#### TASK TO COMPLETE:
Reproduce the listing word for word. Skip any image.

#### INFORMATION SUPPLIED:
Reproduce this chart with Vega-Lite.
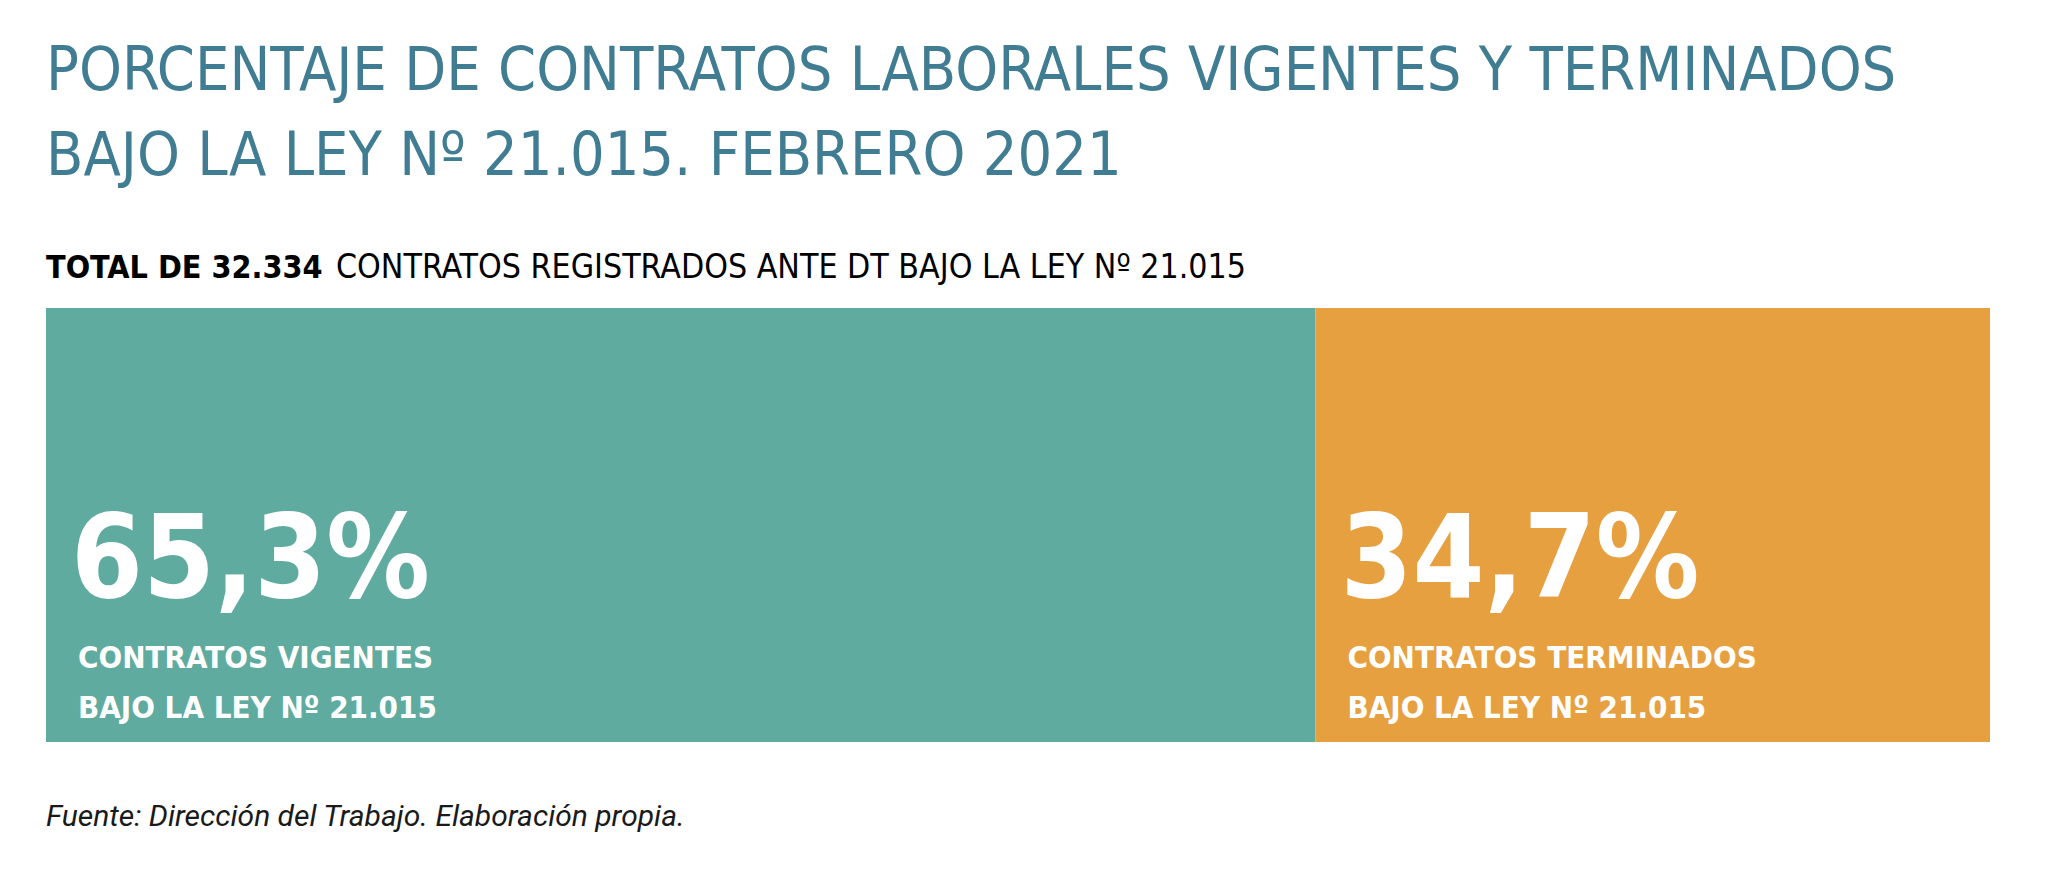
{
  "$schema": "https://vega.github.io/schema/vega-lite/v6.json",
  "autosize": {"type": "none"},
  "padding": {"left": 46, "top": 308, "right": 58, "bottom": 133},
  "width": 1944,
  "height": 434,
  "background": "#ffffff",
  "config": {"view": {"stroke": null}},
  "datasets": {
    "contratos": [
      {"grupo": "total", "estado": "Vigentes", "orden": 1, "pct": 65.3, "etiqueta": "65,3%", "descripcion": "CONTRATOS VIGENTES\nBAJO LA LEY Nº 21.015"},
      {"grupo": "total", "estado": "Terminados", "orden": 2, "pct": 34.7, "etiqueta": "34,7%", "descripcion": "CONTRATOS TERMINADOS\nBAJO LA LEY Nº 21.015"}
    ],
    "textos": [
      {"grupo": "total", "titulo": "PORCENTAJE DE CONTRATOS LABORALES VIGENTES Y TERMINADOS\nBAJO LA LEY Nº 21.015. FEBRERO 2021", "destacado": "TOTAL DE 32.334", "resto": "CONTRATOS REGISTRADOS ANTE DT BAJO LA LEY Nº 21.015", "fuente": "Fuente: Dirección del Trabajo. Elaboración propia."}
    ]
  },
  "layer": [
    {
      "data": {"name": "contratos"},
      "mark": {"type": "bar", "cornerRadius": 0},
      "encoding": {
        "x": {"field": "pct", "type": "quantitative", "stack": "zero", "scale": {"domain": [0, 100], "nice": false}, "axis": null},
        "y": {"field": "grupo", "type": "nominal", "scale": {"paddingInner": 0, "paddingOuter": 0}, "axis": null},
        "color": {"field": "estado", "type": "nominal", "scale": {"domain": ["Vigentes", "Terminados"], "range": ["#60ABA0", "#E7A040"]}, "legend": null},
        "order": {"field": "orden", "type": "quantitative"}
      }
    },
    {
      "data": {"name": "contratos"},
      "transform": [{"stack": "pct", "groupby": ["grupo"], "sort": [{"field": "orden"}], "as": ["x0", "x1"]}],
      "mark": {"type": "text", "align": "left", "baseline": "alphabetic", "font": "DejaVu Sans Condensed, sans-serif", "fontSize": 115, "fontWeight": "bold", "color": "#ffffff", "dx": 25},
      "encoding": {
        "x": {"field": "x0", "type": "quantitative"},
        "y": {"field": "grupo", "type": "nominal", "bandPosition": 0.665},
        "text": {"field": "etiqueta", "type": "nominal"}
      }
    },
    {
      "data": {"name": "contratos"},
      "transform": [{"stack": "pct", "groupby": ["grupo"], "sort": [{"field": "orden"}], "as": ["x0", "x1"]}],
      "mark": {"type": "text", "align": "left", "baseline": "alphabetic", "font": "DejaVu Sans Condensed, sans-serif", "fontSize": 31, "fontWeight": "bold", "color": "#ffffff", "dx": 32, "lineBreak": "\n", "lineHeight": 50},
      "encoding": {
        "x": {"field": "x0", "type": "quantitative"},
        "y": {"field": "grupo", "type": "nominal", "bandPosition": 0.83},
        "text": {"field": "descripcion", "type": "nominal"}
      }
    },
    {
      "data": {"name": "textos"},
      "mark": {"type": "text", "align": "left", "baseline": "alphabetic", "font": "DejaVu Sans Condensed, sans-serif", "fontSize": 60.7, "color": "#407D93", "dy": -218, "lineBreak": "\n", "lineHeight": 85},
      "encoding": {
        "x": {"datum": 0, "type": "quantitative"},
        "y": {"field": "grupo", "type": "nominal", "bandPosition": 0},
        "text": {"field": "titulo", "type": "nominal"}
      }
    },
    {
      "data": {"name": "textos"},
      "mark": {"type": "text", "align": "left", "baseline": "alphabetic", "font": "DejaVu Sans Condensed, sans-serif", "fontSize": 32, "fontWeight": "bold", "color": "#000000", "dy": -30},
      "encoding": {
        "x": {"datum": 0, "type": "quantitative"},
        "y": {"field": "grupo", "type": "nominal", "bandPosition": 0},
        "text": {"field": "destacado", "type": "nominal"}
      }
    },
    {
      "data": {"name": "textos"},
      "mark": {"type": "text", "align": "left", "baseline": "alphabetic", "font": "DejaVu Sans Condensed, sans-serif", "fontSize": 33.6, "color": "#000000", "dy": -30, "dx": 290},
      "encoding": {
        "x": {"datum": 0, "type": "quantitative"},
        "y": {"field": "grupo", "type": "nominal", "bandPosition": 0},
        "text": {"field": "resto", "type": "nominal"}
      }
    },
    {
      "data": {"name": "textos"},
      "mark": {"type": "text", "align": "left", "baseline": "alphabetic", "font": "Roboto, sans-serif", "fontSize": 30, "fontStyle": "italic", "color": "#1a1a1a", "dy": 84},
      "encoding": {
        "x": {"datum": 0, "type": "quantitative"},
        "y": {"field": "grupo", "type": "nominal", "bandPosition": 1},
        "text": {"field": "fuente", "type": "nominal"}
      }
    }
  ]
}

#### SOLUTION:
Reproduce this chart with Vega-Lite.
{
  "$schema": "https://vega.github.io/schema/vega-lite/v6.json",
  "autosize": {"type": "none"},
  "padding": {"left": 46, "top": 308, "right": 58, "bottom": 133},
  "width": 1944,
  "height": 434,
  "background": "#ffffff",
  "config": {"view": {"stroke": null}},
  "datasets": {
    "contratos": [
      {"grupo": "total", "estado": "Vigentes", "orden": 1, "pct": 65.3, "etiqueta": "65,3%", "descripcion": "CONTRATOS VIGENTES\nBAJO LA LEY Nº 21.015"},
      {"grupo": "total", "estado": "Terminados", "orden": 2, "pct": 34.7, "etiqueta": "34,7%", "descripcion": "CONTRATOS TERMINADOS\nBAJO LA LEY Nº 21.015"}
    ],
    "textos": [
      {"grupo": "total", "titulo": "PORCENTAJE DE CONTRATOS LABORALES VIGENTES Y TERMINADOS\nBAJO LA LEY Nº 21.015. FEBRERO 2021", "destacado": "TOTAL DE 32.334", "resto": "CONTRATOS REGISTRADOS ANTE DT BAJO LA LEY Nº 21.015", "fuente": "Fuente: Dirección del Trabajo. Elaboración propia."}
    ]
  },
  "layer": [
    {
      "data": {"name": "contratos"},
      "mark": {"type": "bar", "cornerRadius": 0},
      "encoding": {
        "x": {"field": "pct", "type": "quantitative", "stack": "zero", "scale": {"domain": [0, 100], "nice": false}, "axis": null},
        "y": {"field": "grupo", "type": "nominal", "scale": {"paddingInner": 0, "paddingOuter": 0}, "axis": null},
        "color": {"field": "estado", "type": "nominal", "scale": {"domain": ["Vigentes", "Terminados"], "range": ["#60ABA0", "#E7A040"]}, "legend": null},
        "order": {"field": "orden", "type": "quantitative"}
      }
    },
    {
      "data": {"name": "contratos"},
      "transform": [{"stack": "pct", "groupby": ["grupo"], "sort": [{"field": "orden"}], "as": ["x0", "x1"]}],
      "mark": {"type": "text", "align": "left", "baseline": "alphabetic", "font": "DejaVu Sans Condensed, sans-serif", "fontSize": 115, "fontWeight": "bold", "color": "#ffffff", "dx": 25},
      "encoding": {
        "x": {"field": "x0", "type": "quantitative"},
        "y": {"field": "grupo", "type": "nominal", "bandPosition": 0.665},
        "text": {"field": "etiqueta", "type": "nominal"}
      }
    },
    {
      "data": {"name": "contratos"},
      "transform": [{"stack": "pct", "groupby": ["grupo"], "sort": [{"field": "orden"}], "as": ["x0", "x1"]}],
      "mark": {"type": "text", "align": "left", "baseline": "alphabetic", "font": "DejaVu Sans Condensed, sans-serif", "fontSize": 31, "fontWeight": "bold", "color": "#ffffff", "dx": 32, "lineBreak": "\n", "lineHeight": 50},
      "encoding": {
        "x": {"field": "x0", "type": "quantitative"},
        "y": {"field": "grupo", "type": "nominal", "bandPosition": 0.83},
        "text": {"field": "descripcion", "type": "nominal"}
      }
    },
    {
      "data": {"name": "textos"},
      "mark": {"type": "text", "align": "left", "baseline": "alphabetic", "font": "DejaVu Sans Condensed, sans-serif", "fontSize": 60.7, "color": "#407D93", "dy": -218, "lineBreak": "\n", "lineHeight": 85},
      "encoding": {
        "x": {"datum": 0, "type": "quantitative"},
        "y": {"field": "grupo", "type": "nominal", "bandPosition": 0},
        "text": {"field": "titulo", "type": "nominal"}
      }
    },
    {
      "data": {"name": "textos"},
      "mark": {"type": "text", "align": "left", "baseline": "alphabetic", "font": "DejaVu Sans Condensed, sans-serif", "fontSize": 32, "fontWeight": "bold", "color": "#000000", "dy": -30},
      "encoding": {
        "x": {"datum": 0, "type": "quantitative"},
        "y": {"field": "grupo", "type": "nominal", "bandPosition": 0},
        "text": {"field": "destacado", "type": "nominal"}
      }
    },
    {
      "data": {"name": "textos"},
      "mark": {"type": "text", "align": "left", "baseline": "alphabetic", "font": "DejaVu Sans Condensed, sans-serif", "fontSize": 33.6, "color": "#000000", "dy": -30, "dx": 290},
      "encoding": {
        "x": {"datum": 0, "type": "quantitative"},
        "y": {"field": "grupo", "type": "nominal", "bandPosition": 0},
        "text": {"field": "resto", "type": "nominal"}
      }
    },
    {
      "data": {"name": "textos"},
      "mark": {"type": "text", "align": "left", "baseline": "alphabetic", "font": "Roboto, sans-serif", "fontSize": 30, "fontStyle": "italic", "color": "#1a1a1a", "dy": 84},
      "encoding": {
        "x": {"datum": 0, "type": "quantitative"},
        "y": {"field": "grupo", "type": "nominal", "bandPosition": 1},
        "text": {"field": "fuente", "type": "nominal"}
      }
    }
  ]
}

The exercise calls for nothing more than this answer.